Bridgewater’s founder, Ray Dalio, announced at a financial conference that he will invest in “hard currencies” such as gold and Bitcoin to avoid potential debt crises and significant currency depreciation in the future. He warned that major economies, including the United States and China, have reached unsustainable levels of debt.
According to the latest data from the US Treasury Department, the total US debt has exceeded $36.1 trillion, reaching an unprecedented scale and continuing to grow rapidly. The impact of this on the US economy has been a concern for global economists.
Ray Dalio: I will invest in hard currencies such as Bitcoin and gold
In response to this, Ray Dalio, the founder of the world’s largest hedge fund, Bridgewater, stated at a financial conference in Abu Dhabi on Tuesday that he will invest in “hard currencies” such as gold and Bitcoin while avoiding debt assets because most major economies are facing increasingly severe debt problems.
“I think there may be a problem with debt currencies, so I want to stay away from debt assets like bonds and debt and hold some hard currencies like gold and Bitcoin.”
Hard currencies typically refer to currencies backed by physical commodities such as gold or silver, possessing characteristics such as scarce supply, stable value, and resistance to inflation. They are often regarded as long-term stores of value and provide hedging functions during economic instability. This is in contrast to fiat currencies such as the US dollar and the euro, whose supply is adjusted by central bank policies and are susceptible to inflation.
Bitcoin has a maximum supply of 21 million coins and its production rate halves every four years, conforming to the scarcity characteristics of hard currencies. Although there is controversy regarding its value stability and inflation resistance, Dalio now considers Bitcoin as a type of hard currency, which undoubtedly represents significant praise and affirmation for Bitcoin.
Major currencies will experience significant depreciation
Dalio pointed out that the debt levels of Germany, the United States, China, and all major countries have reached unprecedented levels, making such debt levels difficult to sustain.
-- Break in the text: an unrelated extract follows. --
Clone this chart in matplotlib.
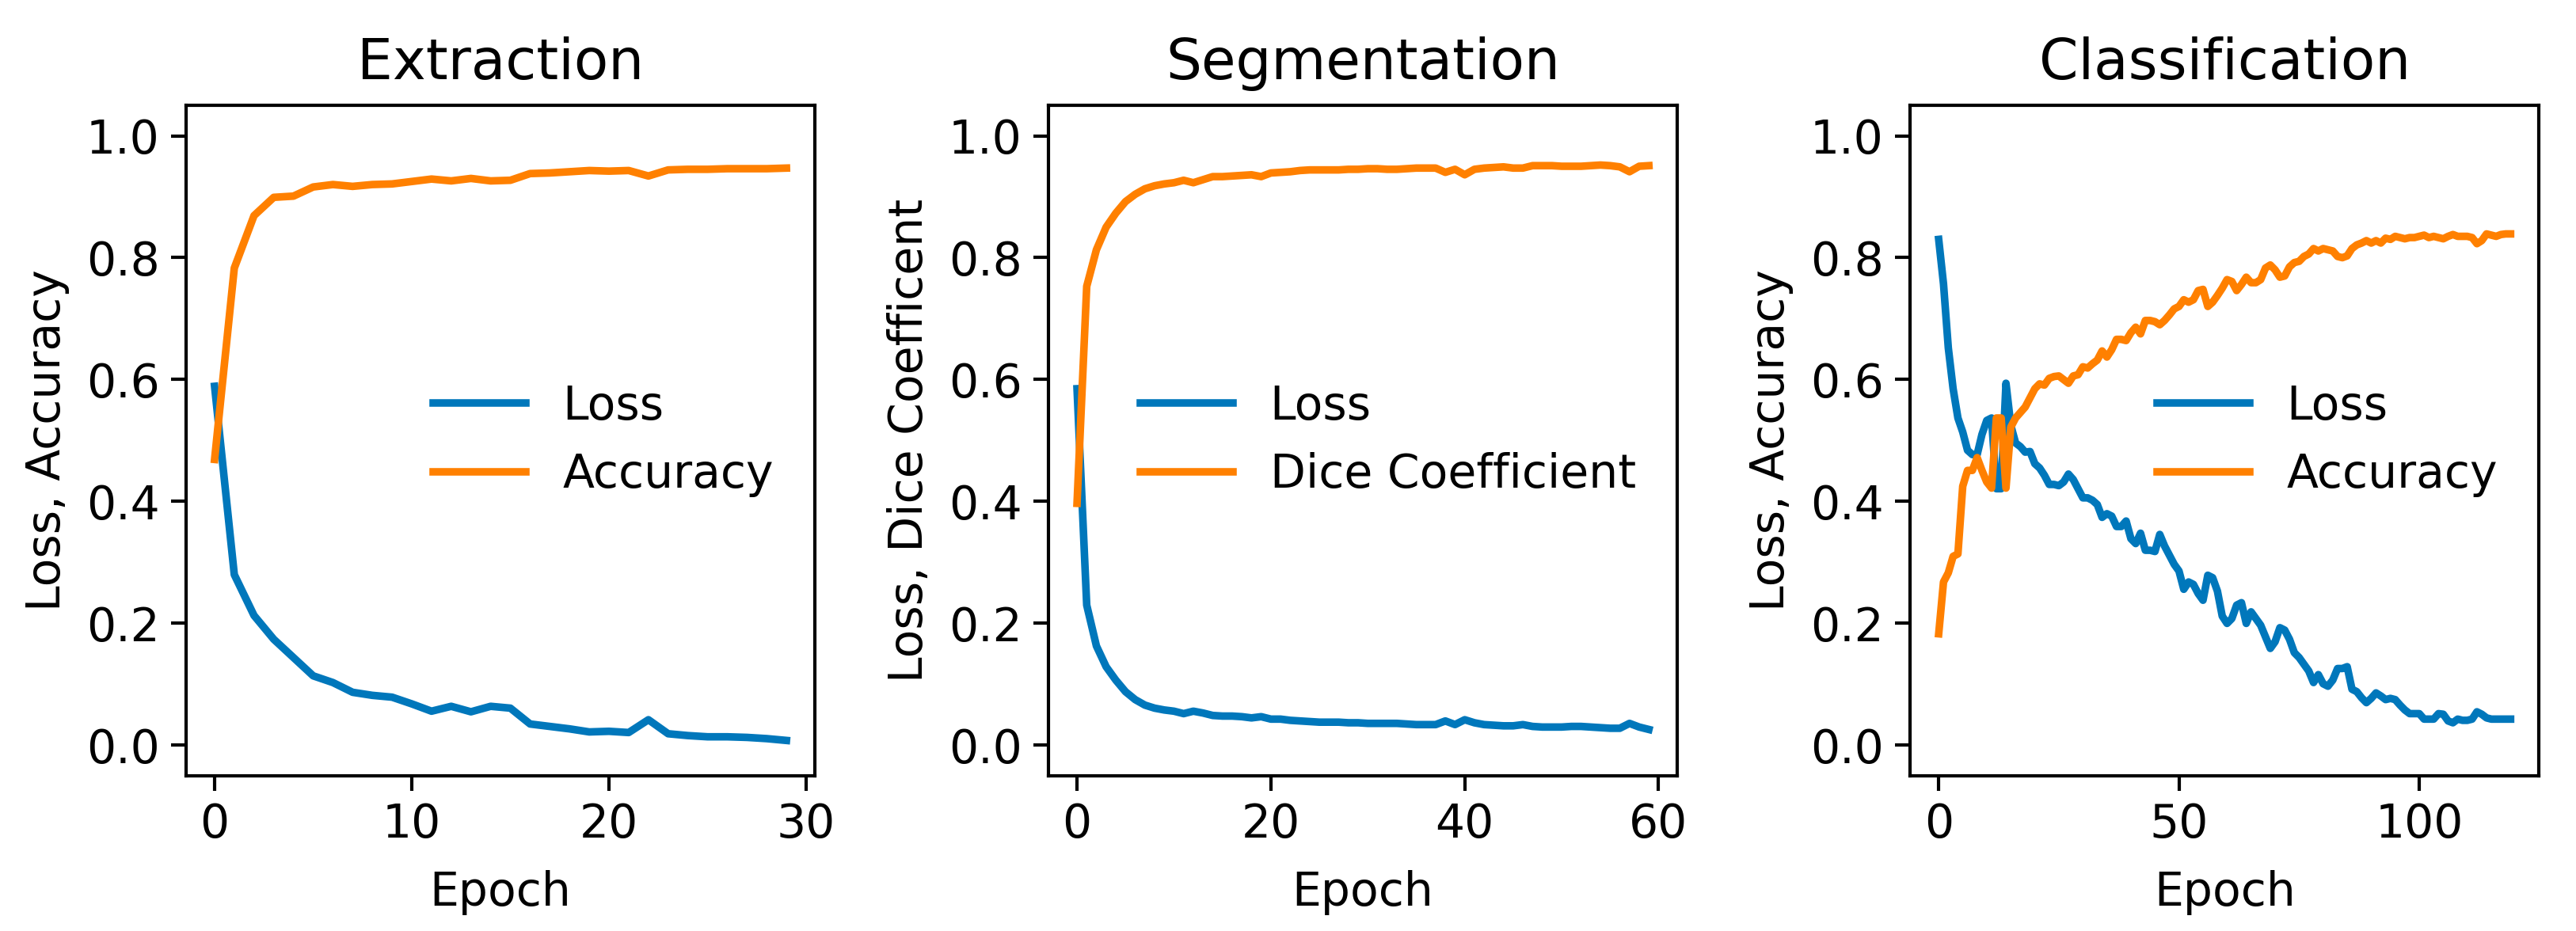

He warned, “In the coming years, these countries will inevitably face debt crises, leading to significant currency depreciation.”
Dalio added that “debt, currency, and the economy” are among the five major forces he believes determine the global landscape. Other forces include internal political orders driven by wealth inequality and value differences, as well as external geopolitical patterns resulting from power conflicts such as the tensions between the United States and China.
Ray Dalio changes his previous position
However, Dalio was not always a loyal supporter of Bitcoin. He stated in December last year that Bitcoin cannot become an “effective currency” due to its excessive volatility and the unlikelihood of central banks adopting it. He stated at the time, “Bitcoin is neither an effective store of wealth nor a medium of exchange. Therefore, it is not an effective currency. Its volatility is not correlated to anything nearly as well as it is correlated to its own idiosyncratic qualities. It’s a shame.”
Dalio also added, “Governments can outlaw Bitcoin. They can’t outlaw gold. Still, for whatever that’s worth, most countries’ governments and central banks don’t want cryptocurrencies, versus which, the attention it is receiving is disproportionate relative to crypto’s place in the institutional world and its role as a medium of exchange.”
Ray Dalio pointed out that gold is the third-largest foreign exchange reserve held by central banks, second only to the US dollar and the euro, which further supports his view. Although Ray Dalio previously praised Bitcoin as a “remarkable invention,” he expressed a desire to see a currency tied to inflation to ensure consumer purchasing power.
Bitcoin is now in a league of its own
However, the status of Bitcoin has changed significantly. With Bitcoin surpassing the milestone of $100,000 and rising to become the seventh-largest global asset by market capitalization, and with Trump’s campaign promise to establish a Bitcoin strategic reserve, the Russian parliament has recently proposed including Bitcoin in strategic reserve assets.
The success of MicroStrategy has led to other companies following suit in establishing Bitcoin reserves. Meanwhile, the launch of Bitcoin spot ETFs has also achieved tremendous success, with a total asset management scale of $107.7 billion. The adoption rate among institutions and traditional investors is rapidly increasing, and global consensus on Bitcoin continues to deepen.
This series of significant developments has led Ray Dalio to change his attitude towards Bitcoin, transforming from criticizing it as a highly volatile asset to recognizing it as a reputable hard currency.